Teraz znów wraca za sprawą biografii, którą zajął się jego cioteczny brat. Andrzej Czyżewski nie poszedł na łatwiznę, czyli nie ograniczył się do rodzinnych anegdot, wspomnień i opowieści. Napisał książkę drobiazgowo rzetelną. Może nawet nazbyt, bo wielbiciele Hłaski uwiedzeni jego legendą – a takich wciąż nie brak – może wcale nie wszystko chcieliby wiedzieć, niekoniecznie znać całą prawdę, jeśli w ogóle jest to możliwe w odniesieniu do drugiego człowieka.
Czyżewski podjął się niezwykłego dzieła – jednak jakiś stopień pokrewieństwa, albo osobisty punkt widzenia zaburza jego obiektywizm w ocenie bohatera. Stara się nam powiedzieć, że bunt jego bohatera zawsze znajdował uzasadnienie – nie był to li tylko wybryk pijanego młodego człowieka.

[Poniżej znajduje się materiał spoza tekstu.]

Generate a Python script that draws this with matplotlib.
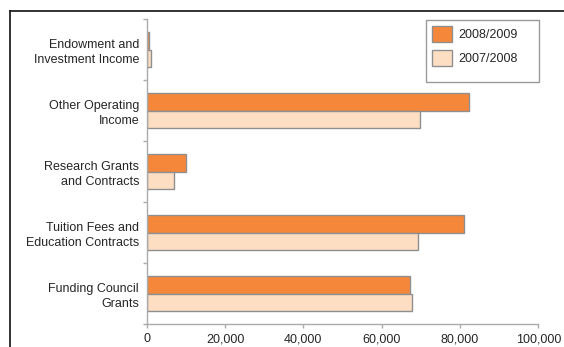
import numpy as np
import matplotlib
matplotlib.use('Agg')
import matplotlib.pyplot as plt
from matplotlib.lines import Line2D
from matplotlib.patches import Rectangle

plt.rcParams['font.family'] = ['Liberation Sans', 'DejaVu Sans']

# data (bottom to top)
categories = ['Funding Council\nGrants', 'Tuition Fees and\nEducation Contracts',
              'Research Grants\nand Contracts', 'Other Operating\nIncome',
              'Endowment and\nInvestment Income']
income_2009 = [67200, 81100, 10000, 82400, 500]
income_2008 = [67700, 69200, 6900, 69800, 1200]
series_labels = ['2008/2009', '2007/2008']
x_ticks = [0, 20000, 40000, 60000, 80000, 100000]

orange = '#f5873a'
peach = '#fddec3'
edge = '#8f8f8f'
axis_col = '#ababab'
text_col = '#262626'
W, H = 564, 347

fig = plt.figure(figsize=(W / 100, H / 100), dpi=100)
ax = fig.add_axes([146.7 / W, 23 / H, (538.3 - 146.7) / W, (328 - 23) / H])

y = np.arange(len(categories))
h = 0.287
ax.barh(y + h / 2, income_2009, height=h, color=orange, edgecolor=edge, linewidth=1,
        label=series_labels[0])
ax.barh(y - h / 2, income_2008, height=h, color=peach, edgecolor=edge, linewidth=1,
        label=series_labels[1])

ax.set_xlim(0, 100000)
ax.set_ylim(-0.5, len(categories) - 0.5)

ax.set_xticks(x_ticks)
ax.set_xticklabels([f'{v:,}' for v in x_ticks])
ax.set_yticks(y)
ax.set_yticklabels(categories, linespacing=1.35)
ax.set_yticks(np.arange(len(categories) + 1) - 0.5, minor=True)

ax.tick_params(axis='y', which='major', length=0, pad=5.5, labelsize=9.0, labelcolor=text_col)
ax.tick_params(axis='y', which='minor', length=3, width=1, color=axis_col, direction='out')
ax.tick_params(axis='x', length=3, width=1, color=axis_col, pad=3.5, labelsize=9.0,
               labelcolor=text_col)

for s in ['top', 'right']:
    ax.spines[s].set_visible(False)
for s in ['left', 'bottom']:
    ax.spines[s].set_color(axis_col)
    ax.spines[s].set_linewidth(1)

# legend: entries placed from the top-left corner, frame drawn wider like the original
leg = fig.legend(*ax.get_legend_handles_labels(), loc='upper left',
                 bbox_to_anchor=(426 / W, 1 - 20 / H), borderaxespad=0,
                 fontsize=9.0, handlelength=1.6, handleheight=1.6, handletextpad=0.5,
                 labelspacing=0.6, borderpad=0.5, frameon=False)
for t in leg.get_texts():
    t.set_color(text_col)
fig.add_artist(Rectangle((426 / W, 1 - 81.7 / H), (539.3 - 426) / W, (81.7 - 20) / H,
                         transform=fig.transFigure, facecolor='none',
                         edgecolor='#9a9a9a', linewidth=1))

# outer frame (top and left edges of the surrounding box)
fig.add_artist(Line2D([10 / W, 1.0], [1 - 11 / H, 1 - 11 / H],
                      transform=fig.transFigure, color='#222222', linewidth=1.3))
fig.add_artist(Line2D([10 / W, 10 / W], [0, 1 - 11 / H],
                      transform=fig.transFigure, color='#222222', linewidth=1.3))

fig.savefig('out.png', dpi=100)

Na szczęście niezwykle drobiazgowo zebrany materiał faktograficzny nie przechylił treści w stronę dysertacji naukowej i nadal czytamy mocno udokumentowaną opowieść o życiu pisarza, choć w istocie fani z minionych lat mogą uznać, że odarł Hłaskę z części mitu w który tak głęboko wierzyli i który był niezwykły.
W tym ponad 500 stronicowym dziele znajdziemy wszystko o Hłasce – fotografie i dokumenty – niektóre publikowane pierwszy raz i fakty, które mogą zmienić jego ocenę. Ale przeczytać trzeba i warto.